Stock Options: Do They Make Bosses Cheat? Floyd Norris Published: August 5, 2005
  QUESTION for shareholders: If the company's directors give lots of options to the chief executive, should you be happy or nervous?
  The traditional answer from academia was that big options grants were good. They aligned the interests of executives with shareholders, and they helped to offset the tendency of executives to avoid risky but potentially profitable investments.
  But it turns out that the conclusions were based more on optimistic theories than data. Now, with option grants having become the largest portion of chief executive compensation - worth more than either salary or bonus for the average boss - analysis of data on corporate performance provides some disturbing results.
  It appears that really big options grants make it more likely that companies will fudge their numbers and that companies with such grants are more likely to go broke.
  One study, to be presented this weekend at a meeting of the Academy of Management in Honolulu, compared 435 companies that were forced to restate their financial statements with similar companies that did not run into such problems.
  The report found that the higher the proportion of the boss's pay in stock options, the more likely the company was to be forced to restate profits. For companies where bosses got 92 percent or more of their pay in options, about a fifth ended up faking their books within five years.
  That conclusion would be more persuasive if the authors, Jared Harris, a doctoral candidate at the University of Minnesota, and Philip Bromley, a management professor there, had looked at all companies that are so generous with options. 
  But it makes a lot of sense. Those executives whose well-being most depends on the stock going up are most likely to do what they can to arrange that, by fair means or foul. 
  IT is not just options that seem to correlate with fraud, the study found. Bosses of companies that are doing much worse than their competitors may feel a need to cheat. And companies that turn in a very good year have a propensity for faking numbers the next year.
  "A firm with an exceptional year faces a difficult problem," the authors write. "If the high performance the year before was partly luck, then the firm may be unable to replicate the high performance, but the market will view failing to do so negatively. Trying to equal past performance, such firms may resort to financial misrepresentation."
  Another study that shows the dangers of excessive options comes from Moody's, the bond rating service. The study's authors, Kenneth A. Bertsch and Christopher Mann, found that companies with the highest-paid bosses, adjusted for things like company size and performance, were far more likely to default on debt or to suffer major cuts in bond ratings.
  There is, they note, a relatively benign explanation: such companies are taking risks to benefit shareholders, and while some of the risks do not work out, others do. But they offer two other possible explanations. One is that high management pay reflects weak board oversight. The other is that incentive pay packages can "create an environment that ultimately leads to fraud."
  Stock options may not produce fraud but they do magnify its rewards.

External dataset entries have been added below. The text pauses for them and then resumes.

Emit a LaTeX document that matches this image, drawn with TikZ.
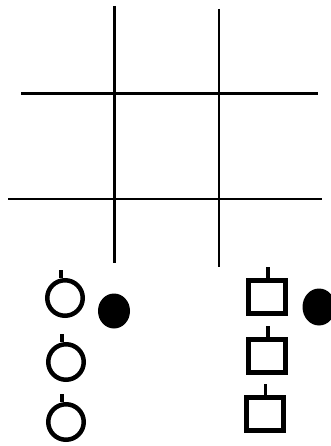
\documentclass[tikz,border=0pt]{standalone}
\usetikzlibrary{shapes.geometric}
\begin{document}
\begin{tikzpicture}[x=1pt,y=-1pt,
  gridline/.style={line width=2.2pt,black},
  ring/.style={circle,draw,line width=4.5pt,minimum size=35.5pt,inner sep=0pt},
  boxnode/.style={rectangle,draw,line width=5pt,minimum width=37pt,minimum height=33pt,inner sep=0pt},
  blob/.style={ellipse,fill=black,inner sep=0pt},
  stem/.style={line width=3.8pt,black}]
\useasboundingbox (0,0) rectangle (330,446);
% grid
\coordinate (v1t) at (114.5,6);  \coordinate (v1b) at (114.5,263);
\coordinate (v2t) at (219,9);    \coordinate (v2b) at (219,267);
\coordinate (h1l) at (21,94);    \coordinate (h1r) at (318,94);
\coordinate (h2l) at (8,199);    \coordinate (h2r) at (322,199);
\draw[gridline] (v1t) -- (v1b);
\draw[gridline] (v2t) -- (v2b);
\draw[gridline,line width=3pt] (h1l) -- (h1r);
\draw[gridline,line width=2pt] (h2l) -- (h2r);
% circles
\node[ring] (c1) at (65,298) {};
\node[ring] (c2) at (66,362) {};
\node[ring] (c3) at (66,422) {};
\foreach \n in {c1,c2,c3}{
  \coordinate (\n s) at ([xshift=-4pt]\n.north);
  \draw[stem] (\n s) -- ++(0,-8);
}
\node[blob,minimum width=32pt,minimum height=35pt] (d1) at (114,311) {};
% squares
\node[boxnode] (s1) at (267,297) {};
\node[boxnode] (s2) at (267,355.5) {};
\node[boxnode] (s3) at (264.5,414) {};
\foreach \n in {s1,s2,s3}{
  \draw[stem] ([xshift=1pt]\n.north) -- ++(0,-11);
}
\node[blob,minimum width=33pt,minimum height=37pt] (d2) at (319,307) {};
\end{tikzpicture}
\end{document}
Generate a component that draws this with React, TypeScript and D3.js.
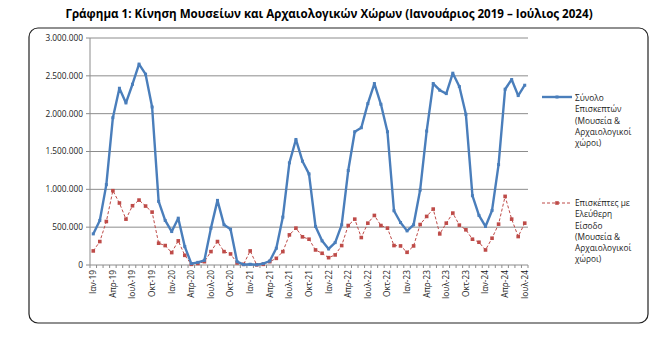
import React from "react";
import * as d3 from "d3";

const months = ["Ιαν", "Φεβ", "Μαρ", "Απρ", "Μαϊ", "Ιουν", "Ιουλ", "Αυγ", "Σεπ", "Οκτ", "Νοε", "Δεκ"];
const years = [19, 20, 21, 22, 23, 24];
const categories: string[] = [];
years.forEach((y) => months.forEach((m) => categories.push(`${m}-${y}`)));
categories.splice(67);

const totalVisitors = [
  411000, 589000, 1062000, 1947000, 2336000, 2142000, 2389000, 2655000, 2522000, 2088000, 841000, 589000,
  442000, 619000, 243000, 18000, 35000, 62000, 487000, 854000, 531000, 473000, 44000, 5000,
  10000, 3000, 18000, 53000, 221000, 633000, 1350000, 1659000, 1372000, 1204000, 509000, 319000,
  212000, 296000, 531000, 1248000, 1761000, 1814000, 2133000, 2398000, 2124000, 1761000, 717000, 562000,
  451000, 531000, 990000, 1770000, 2398000, 2310000, 2265000, 2535000, 2358000, 1991000, 916000, 655000,
  509000, 721000, 1327000, 2323000, 2451000, 2239000, 2376000,
];

const freeVisitors = [
  186000, 310000, 575000, 982000, 819000, 606000, 783000, 858000, 779000, 699000, 288000, 257000,
  164000, 319000, 128000, 9000, 20000, 44000, 177000, 310000, 177000, 146000, 27000, 9000,
  186000, 2000, 9000, 44000, 88000, 177000, 398000, 487000, 372000, 341000, 199000, 155000,
  97000, 133000, 257000, 522000, 606000, 363000, 553000, 655000, 522000, 487000, 257000, 252000,
  168000, 252000, 535000, 642000, 739000, 411000, 553000, 686000, 527000, 465000, 341000, 301000,
  199000, 354000, 540000, 907000, 606000, 376000, 553000,
];

const yTicks = [0, 500000, 1000000, 1500000, 2000000, 2500000, 3000000];
const legend1 = ["Σύνολο", "Επισκεπτών", "(Μουσεία &", "Αρχαιολογικοί", "χώροι)"];
const legend2 = ["Επισκέπτες με", "Ελεύθερη", "Είσοδο", "(Μουσεία &", "Αρχαιολογικοί", "χώροι)"];
const title = "Γράφημα 1: Κίνηση Μουσείων και Αρχαιολογικών Χώρων (Ιανουάριος 2019 – Ιούλιος 2024)";

const W = 660, H = 349;
const plotL = 90, plotR = 528, plotT = 38, plotB = 265;
const FONT = "'Open Sans', 'Noto Sans', sans-serif";
const BLUE = "#4A7EBB";
const RED = "#BE4B48";

function fmt(v: number) {
  return v === 0 ? "0" : d3.format(",")(v).replace(/,/g, ".");
}

export default function App() {
  const x = d3.scaleBand<number>().domain(d3.range(categories.length)).range([plotL, plotR]);
  const cx = (i: number) => (x(i) as number) + x.bandwidth() / 2;
  const y = d3.scaleLinear().domain([0, 3000000]).range([plotB, plotT]);
  const line = d3.line<number>().x((_, i) => cx(i)).y((d) => y(d));

  return (
    <svg width={W} height={H} style={{ position: "absolute", left: 0, top: 0, background: "#fff" }} fontFamily={FONT}>
      <rect x={0} y={0} width={W} height={H} fill="#fff" />
      <text x={329} y={18} textAnchor="middle" fontSize={11.6} fontWeight="bold" fill="#000">{title}</text>
      <rect x={29} y={28} width={619} height={295} rx={9} ry={9} fill="none" stroke="#222" strokeWidth={1.2} />

      {yTicks.map((t) => (
        <g key={t}>
          {t > 0 && <line x1={plotL} x2={plotR} y1={y(t)} y2={y(t)} stroke="#8c8c8c" strokeWidth={1} />}
          <line x1={plotL - 4} x2={plotL} y1={y(t)} y2={y(t)} stroke="#8c8c8c" />
          <text x={83} y={y(t)} dy="0.35em" textAnchor="end" fontSize={8.3} fill="#222">{fmt(t)}</text>
        </g>
      ))}
      <line x1={plotL} x2={plotL} y1={plotT} y2={plotB} stroke="#8c8c8c" />
      <line x1={plotL} x2={plotR} y1={plotB} y2={plotB} stroke="#8c8c8c" />
      {d3.range(categories.length + 1).map((i) => {
        const xx = plotL + i * x.step();
        return <line key={i} x1={xx} x2={xx} y1={plotB} y2={plotB + 3} stroke="#8c8c8c" />;
      })}
      {categories.map((c, i) =>
        i % 3 === 0 ? (
          <text key={c} transform={`translate(${cx(i)},${plotB + 5}) rotate(-90)`} textAnchor="end" dy="0.35em" fontSize={8.3} fill="#222">{c}</text>
        ) : null
      )}

      <path d={line(freeVisitors) || ""} fill="none" stroke={RED} strokeWidth={1} strokeDasharray="3,2" />
      {freeVisitors.map((v, i) => (
        <rect key={i} x={cx(i) - 1.8} y={y(v) - 1.8} width={3.6} height={3.6} fill={RED} />
      ))}
      <path d={line(totalVisitors) || ""} fill="none" stroke={BLUE} strokeWidth={2.4} strokeLinejoin="round" />
      {totalVisitors.map((v, i) => (
        <rect key={i} x={cx(i) - 1.5} y={y(v) - 1.5} width={3} height={3} fill={BLUE} />
      ))}

      <line x1={542} x2={572} y1={97} y2={97} stroke={BLUE} strokeWidth={2.4} />
      <rect x={555.5} y={95.5} width={3} height={3} fill={BLUE} />
      {legend1.map((s, i) => (
        <text key={i} x={575} y={98 + i * 11.3} dy="0.35em" fontSize={8.3} fill="#222">{s}</text>
      ))}
      <line x1={542} x2={572} y1={203} y2={203} stroke={RED} strokeWidth={1} strokeDasharray="3,2" />
      <rect x={555.2} y={201.2} width={3.6} height={3.6} fill={RED} />
      {legend2.map((s, i) => (
        <text key={i} x={575} y={203 + i * 11.3} dy="0.35em" fontSize={8.3} fill="#222">{s}</text>
      ))}
    </svg>
  );
}
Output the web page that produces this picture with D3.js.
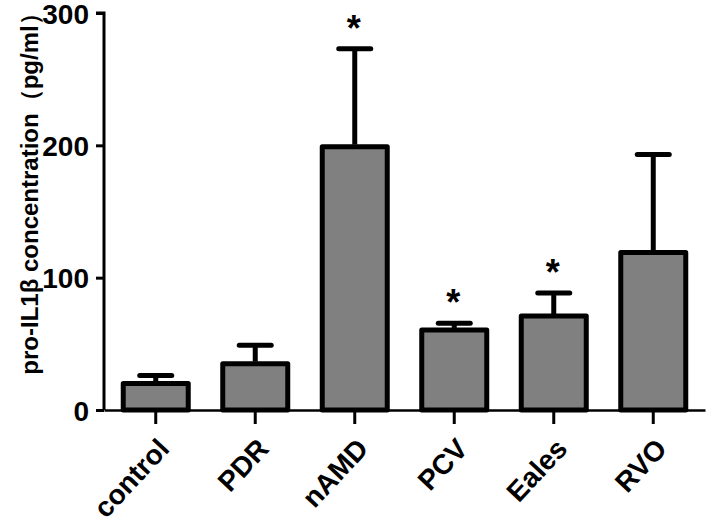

As the Harris-Bromley article notes: "It is easy to be honest if $1 is at stake; it is harder to be honest if $10 million is available."
  The lesson for corporate boards is that if they think it is a good idea to lavish stock options on top management, they also need to be vigilant in putting in safeguards to prevent and discover fraud. As Mr. Harris put it, "it does look like the more options you pay your C.E.O., the more likely the firm is to cheat."